>>>
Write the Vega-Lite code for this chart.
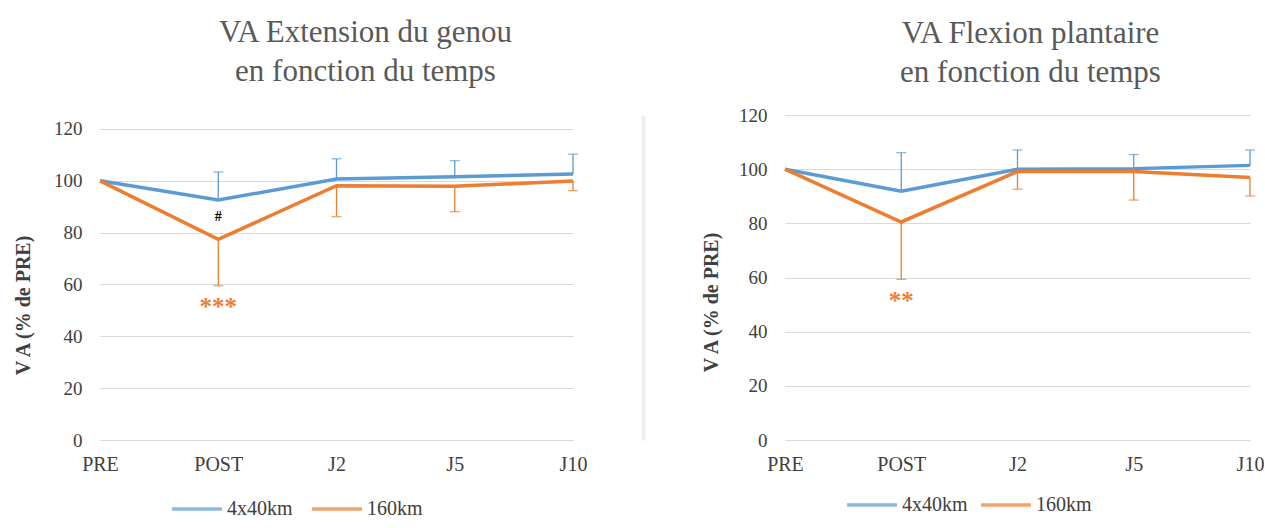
{
  "$schema": "https://vega.github.io/schema/vega-lite/v6.json",
  "background": "white",
  "padding": {"left": 13, "top": 17, "right": 0, "bottom": 0},
  "spacing": 58,
  "config": {
    "font": "Liberation Serif",
    "view": {"stroke": null},
    "axis": {"labelFont": "Liberation Serif", "labelFontSize": 19, "labelColor": "#404040", "titleFont": "Liberation Serif"},
    "title": {"font": "Liberation Serif", "fontSize": 31, "fontWeight": "normal", "color": "#595959", "lineHeight": 39, "anchor": "middle"}
  },
  "datasets": {
    "genou": [
      {"t": "PRE", "grp": "4x40km", "va": 100, "err_end": null},
      {"t": "POST", "grp": "4x40km", "va": 92.6, "err_end": 103.4},
      {"t": "J2", "grp": "4x40km", "va": 100.7, "err_end": 108.5},
      {"t": "J5", "grp": "4x40km", "va": 101.6, "err_end": 107.8},
      {"t": "J10", "grp": "4x40km", "va": 102.6, "err_end": 110.3},
      {"t": "PRE", "grp": "160km", "va": 100, "err_end": null},
      {"t": "POST", "grp": "160km", "va": 77.4, "err_end": 59.5},
      {"t": "J2", "grp": "160km", "va": 98.1, "err_end": 86.2},
      {"t": "J5", "grp": "160km", "va": 97.9, "err_end": 88.1},
      {"t": "J10", "grp": "160km", "va": 99.9, "err_end": 96.2}
    ],
    "plantaire": [
      {"t": "PRE", "grp": "4x40km", "va": 100, "err_end": null},
      {"t": "POST", "grp": "4x40km", "va": 91.9, "err_end": 106.1},
      {"t": "J2", "grp": "4x40km", "va": 100.0, "err_end": 107.1},
      {"t": "J5", "grp": "4x40km", "va": 100.2, "err_end": 105.4},
      {"t": "J10", "grp": "4x40km", "va": 101.4, "err_end": 107.1},
      {"t": "PRE", "grp": "160km", "va": 100, "err_end": null},
      {"t": "POST", "grp": "160km", "va": 80.5, "err_end": 59.3},
      {"t": "J2", "grp": "160km", "va": 99.1, "err_end": 92.6},
      {"t": "J5", "grp": "160km", "va": 99.1, "err_end": 88.6},
      {"t": "J10", "grp": "160km", "va": 96.9, "err_end": 90.1}
    ]
  },
  "hconcat": [
    {
      "width": 473,
      "height": 325,
      "title": {"text": ["VA Extension du genou", "en fonction du temps"], "offset": 27, "dx": 29},
      "data": {"name": "genou"},
      "encoding": {
        "x": {"field": "t", "type": "ordinal", "sort": ["PRE", "POST", "J2", "J5", "J10"], "scale": {"type": "point", "padding": 0},
          "axis": {"title": null, "labelAngle": 0, "labelFontSize": 20, "domain": true, "domainColor": "#D9D9D9", "ticks": false, "grid": false, "labelPadding": 14}}
      },
      "layer": [
        {
          "transform": [{"filter": "isValid(datum.err_end)"}],
          "mark": {"type": "rule", "strokeWidth": 1.3},
          "encoding": {
            "y": {"field": "va", "type": "quantitative", "scale": {"domain": [0, 125.4], "nice": false},
              "axis": {"title": "V A (% de PRE)", "titleFontWeight": "bold", "titleFontSize": 20, "titleColor": "#404040", "titleAngle": -90, "titleBaseline": "middle", "titleAlign": "center", "titleX": -77, "titleY": 190,
                "values": [0, 20, 40, 60, 80, 100, 120], "grid": true, "gridColor": "#D9D9D9", "domain": false, "ticks": false, "labelPadding": 18}},
            "y2": {"field": "err_end"},
            "color": {"field": "grp", "type": "nominal", "scale": {"domain": ["4x40km", "160km"], "range": ["#5B9BD5", "#ED7D31"]}}
          }
        },
        {
          "transform": [{"filter": "isValid(datum.err_end)"}],
          "mark": {"type": "tick", "size": 10, "thickness": 1.3, "orient": "horizontal"},
          "encoding": {
            "y": {"field": "err_end", "type": "quantitative", "axis": null},
            "color": {"field": "grp", "type": "nominal"}
          }
        },
        {
          "mark": {"type": "line", "strokeWidth": 3.5},
          "encoding": {
            "y": {"field": "va", "type": "quantitative",
              "axis": {"orient": "right", "offset": 70, "domain": true, "domainColor": "#EEEEEE", "domainWidth": 4, "labels": false, "ticks": false, "grid": false, "title": null}},
            "color": {"field": "grp", "type": "nominal",
              "legend": {"orient": "none", "legendX": 70, "legendY": 367, "direction": "horizontal", "title": null, "symbolType": "stroke", "symbolSize": 2500, "symbolStrokeWidth": 3.5, "labelFont": "Liberation Serif", "labelFontSize": 20, "labelColor": "#404040", "columnPadding": 12, "labelOffset": 3, "padding": 0}}
          }
        },
        {
          "data": {"values": [{"t": "POST", "label": "#", "va": 86}]},
          "mark": {"type": "text", "color": "#000000", "fontSize": 14, "fontWeight": "bold"},
          "encoding": {"text": {"field": "label"}, "y": {"field": "va", "type": "quantitative", "axis": null}}
        },
        {
          "data": {"values": [{"t": "POST", "label": "***", "va": 51.5}]},
          "mark": {"type": "text", "color": "#ED7D31", "fontSize": 25, "fontWeight": "bold"},
          "encoding": {"text": {"field": "label"}, "y": {"field": "va", "type": "quantitative", "axis": null}}
        }
      ],
      "resolve": {"axis": {"y": "independent"}}
    },
    {
      "width": 465,
      "height": 325,
      "title": {"text": ["VA Flexion plantaire", "en fonction du temps"], "offset": 17, "dx": 13},
      "data": {"name": "plantaire"},
      "encoding": {
        "x": {"field": "t", "type": "ordinal", "sort": ["PRE", "POST", "J2", "J5", "J10"], "scale": {"type": "point", "padding": 0},
          "axis": {"title": null, "labelAngle": 0, "labelFontSize": 20, "domain": true, "domainColor": "#D9D9D9", "ticks": false, "grid": false, "labelPadding": 14}}
      },
      "layer": [
        {
          "transform": [{"filter": "isValid(datum.err_end)"}],
          "mark": {"type": "rule", "strokeWidth": 1.3},
          "encoding": {
            "y": {"field": "va", "type": "quantitative", "scale": {"domain": [0, 120]},
              "axis": {"title": "V A (% de PRE)", "titleFontWeight": "bold", "titleFontSize": 20, "titleColor": "#404040", "titleAngle": -90, "titleBaseline": "middle", "titleAlign": "center", "titleX": -74, "titleY": 187,
                "values": [0, 20, 40, 60, 80, 100, 120], "grid": true, "gridColor": "#D9D9D9", "domain": false, "ticks": false, "labelPadding": 18}},
            "y2": {"field": "err_end"},
            "color": {"field": "grp", "type": "nominal"}
          }
        },
        {
          "transform": [{"filter": "isValid(datum.err_end)"}],
          "mark": {"type": "tick", "size": 10, "thickness": 1.3, "orient": "horizontal"},
          "encoding": {
            "y": {"field": "err_end", "type": "quantitative"},
            "color": {"field": "grp", "type": "nominal"}
          }
        },
        {
          "mark": {"type": "line", "strokeWidth": 3.5},
          "encoding": {
            "y": {"field": "va", "type": "quantitative"},
            "color": {"field": "grp", "type": "nominal",
              "legend": {"orient": "none", "legendX": 60, "legendY": 363, "direction": "horizontal", "title": null, "symbolType": "stroke", "symbolSize": 2500, "symbolStrokeWidth": 3.5, "labelFont": "Liberation Serif", "labelFontSize": 20, "labelColor": "#404040", "columnPadding": 6, "labelOffset": 3, "padding": 0}}
          }
        },
        {
          "data": {"values": [{"t": "POST", "label": "**", "va": 51.5}]},
          "mark": {"type": "text", "color": "#ED7D31", "fontSize": 25, "fontWeight": "bold"},
          "encoding": {"text": {"field": "label"}, "y": {"field": "va", "type": "quantitative"}}
        }
      ]
    }
  ],
  "resolve": {"scale": {"x": "independent", "y": "independent", "color": "shared"}, "legend": {"color": "independent"}}
}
<<<
▶ [WHAT TO WORK ON]:
Go through the listing above and write it out again exactly, dropping the pictures.

▶ [OUTPUT FOR THIS TASK]:
Write the Vega-Lite code for this chart.
{
  "$schema": "https://vega.github.io/schema/vega-lite/v6.json",
  "background": "white",
  "padding": {"left": 13, "top": 17, "right": 0, "bottom": 0},
  "spacing": 58,
  "config": {
    "font": "Liberation Serif",
    "view": {"stroke": null},
    "axis": {"labelFont": "Liberation Serif", "labelFontSize": 19, "labelColor": "#404040", "titleFont": "Liberation Serif"},
    "title": {"font": "Liberation Serif", "fontSize": 31, "fontWeight": "normal", "color": "#595959", "lineHeight": 39, "anchor": "middle"}
  },
  "datasets": {
    "genou": [
      {"t": "PRE", "grp": "4x40km", "va": 100, "err_end": null},
      {"t": "POST", "grp": "4x40km", "va": 92.6, "err_end": 103.4},
      {"t": "J2", "grp": "4x40km", "va": 100.7, "err_end": 108.5},
      {"t": "J5", "grp": "4x40km", "va": 101.6, "err_end": 107.8},
      {"t": "J10", "grp": "4x40km", "va": 102.6, "err_end": 110.3},
      {"t": "PRE", "grp": "160km", "va": 100, "err_end": null},
      {"t": "POST", "grp": "160km", "va": 77.4, "err_end": 59.5},
      {"t": "J2", "grp": "160km", "va": 98.1, "err_end": 86.2},
      {"t": "J5", "grp": "160km", "va": 97.9, "err_end": 88.1},
      {"t": "J10", "grp": "160km", "va": 99.9, "err_end": 96.2}
    ],
    "plantaire": [
      {"t": "PRE", "grp": "4x40km", "va": 100, "err_end": null},
      {"t": "POST", "grp": "4x40km", "va": 91.9, "err_end": 106.1},
      {"t": "J2", "grp": "4x40km", "va": 100.0, "err_end": 107.1},
      {"t": "J5", "grp": "4x40km", "va": 100.2, "err_end": 105.4},
      {"t": "J10", "grp": "4x40km", "va": 101.4, "err_end": 107.1},
      {"t": "PRE", "grp": "160km", "va": 100, "err_end": null},
      {"t": "POST", "grp": "160km", "va": 80.5, "err_end": 59.3},
      {"t": "J2", "grp": "160km", "va": 99.1, "err_end": 92.6},
      {"t": "J5", "grp": "160km", "va": 99.1, "err_end": 88.6},
      {"t": "J10", "grp": "160km", "va": 96.9, "err_end": 90.1}
    ]
  },
  "hconcat": [
    {
      "width": 473,
      "height": 325,
      "title": {"text": ["VA Extension du genou", "en fonction du temps"], "offset": 27, "dx": 29},
      "data": {"name": "genou"},
      "encoding": {
        "x": {"field": "t", "type": "ordinal", "sort": ["PRE", "POST", "J2", "J5", "J10"], "scale": {"type": "point", "padding": 0},
          "axis": {"title": null, "labelAngle": 0, "labelFontSize": 20, "domain": true, "domainColor": "#D9D9D9", "ticks": false, "grid": false, "labelPadding": 14}}
      },
      "layer": [
        {
          "transform": [{"filter": "isValid(datum.err_end)"}],
          "mark": {"type": "rule", "strokeWidth": 1.3},
          "encoding": {
            "y": {"field": "va", "type": "quantitative", "scale": {"domain": [0, 125.4], "nice": false},
              "axis": {"title": "V A (% de PRE)", "titleFontWeight": "bold", "titleFontSize": 20, "titleColor": "#404040", "titleAngle": -90, "titleBaseline": "middle", "titleAlign": "center", "titleX": -77, "titleY": 190,
                "values": [0, 20, 40, 60, 80, 100, 120], "grid": true, "gridColor": "#D9D9D9", "domain": false, "ticks": false, "labelPadding": 18}},
            "y2": {"field": "err_end"},
            "color": {"field": "grp", "type": "nominal", "scale": {"domain": ["4x40km", "160km"], "range": ["#5B9BD5", "#ED7D31"]}}
          }
        },
        {
          "transform": [{"filter": "isValid(datum.err_end)"}],
          "mark": {"type": "tick", "size": 10, "thickness": 1.3, "orient": "horizontal"},
          "encoding": {
            "y": {"field": "err_end", "type": "quantitative", "axis": null},
            "color": {"field": "grp", "type": "nominal"}
          }
        },
        {
          "mark": {"type": "line", "strokeWidth": 3.5},
          "encoding": {
            "y": {"field": "va", "type": "quantitative",
              "axis": {"orient": "right", "offset": 70, "domain": true, "domainColor": "#EEEEEE", "domainWidth": 4, "labels": false, "ticks": false, "grid": false, "title": null}},
            "color": {"field": "grp", "type": "nominal",
              "legend": {"orient": "none", "legendX": 70, "legendY": 367, "direction": "horizontal", "title": null, "symbolType": "stroke", "symbolSize": 2500, "symbolStrokeWidth": 3.5, "labelFont": "Liberation Serif", "labelFontSize": 20, "labelColor": "#404040", "columnPadding": 12, "labelOffset": 3, "padding": 0}}
          }
        },
        {
          "data": {"values": [{"t": "POST", "label": "#", "va": 86}]},
          "mark": {"type": "text", "color": "#000000", "fontSize": 14, "fontWeight": "bold"},
          "encoding": {"text": {"field": "label"}, "y": {"field": "va", "type": "quantitative", "axis": null}}
        },
        {
          "data": {"values": [{"t": "POST", "label": "***", "va": 51.5}]},
          "mark": {"type": "text", "color": "#ED7D31", "fontSize": 25, "fontWeight": "bold"},
          "encoding": {"text": {"field": "label"}, "y": {"field": "va", "type": "quantitative", "axis": null}}
        }
      ],
      "resolve": {"axis": {"y": "independent"}}
    },
    {
      "width": 465,
      "height": 325,
      "title": {"text": ["VA Flexion plantaire", "en fonction du temps"], "offset": 17, "dx": 13},
      "data": {"name": "plantaire"},
      "encoding": {
        "x": {"field": "t", "type": "ordinal", "sort": ["PRE", "POST", "J2", "J5", "J10"], "scale": {"type": "point", "padding": 0},
          "axis": {"title": null, "labelAngle": 0, "labelFontSize": 20, "domain": true, "domainColor": "#D9D9D9", "ticks": false, "grid": false, "labelPadding": 14}}
      },
      "layer": [
        {
          "transform": [{"filter": "isValid(datum.err_end)"}],
          "mark": {"type": "rule", "strokeWidth": 1.3},
          "encoding": {
            "y": {"field": "va", "type": "quantitative", "scale": {"domain": [0, 120]},
              "axis": {"title": "V A (% de PRE)", "titleFontWeight": "bold", "titleFontSize": 20, "titleColor": "#404040", "titleAngle": -90, "titleBaseline": "middle", "titleAlign": "center", "titleX": -74, "titleY": 187,
                "values": [0, 20, 40, 60, 80, 100, 120], "grid": true, "gridColor": "#D9D9D9", "domain": false, "ticks": false, "labelPadding": 18}},
            "y2": {"field": "err_end"},
            "color": {"field": "grp", "type": "nominal"}
          }
        },
        {
          "transform": [{"filter": "isValid(datum.err_end)"}],
          "mark": {"type": "tick", "size": 10, "thickness": 1.3, "orient": "horizontal"},
          "encoding": {
            "y": {"field": "err_end", "type": "quantitative"},
            "color": {"field": "grp", "type": "nominal"}
          }
        },
        {
          "mark": {"type": "line", "strokeWidth": 3.5},
          "encoding": {
            "y": {"field": "va", "type": "quantitative"},
            "color": {"field": "grp", "type": "nominal",
              "legend": {"orient": "none", "legendX": 60, "legendY": 363, "direction": "horizontal", "title": null, "symbolType": "stroke", "symbolSize": 2500, "symbolStrokeWidth": 3.5, "labelFont": "Liberation Serif", "labelFontSize": 20, "labelColor": "#404040", "columnPadding": 6, "labelOffset": 3, "padding": 0}}
          }
        },
        {
          "data": {"values": [{"t": "POST", "label": "**", "va": 51.5}]},
          "mark": {"type": "text", "color": "#ED7D31", "fontSize": 25, "fontWeight": "bold"},
          "encoding": {"text": {"field": "label"}, "y": {"field": "va", "type": "quantitative"}}
        }
      ]
    }
  ],
  "resolve": {"scale": {"x": "independent", "y": "independent", "color": "shared"}, "legend": {"color": "independent"}}
}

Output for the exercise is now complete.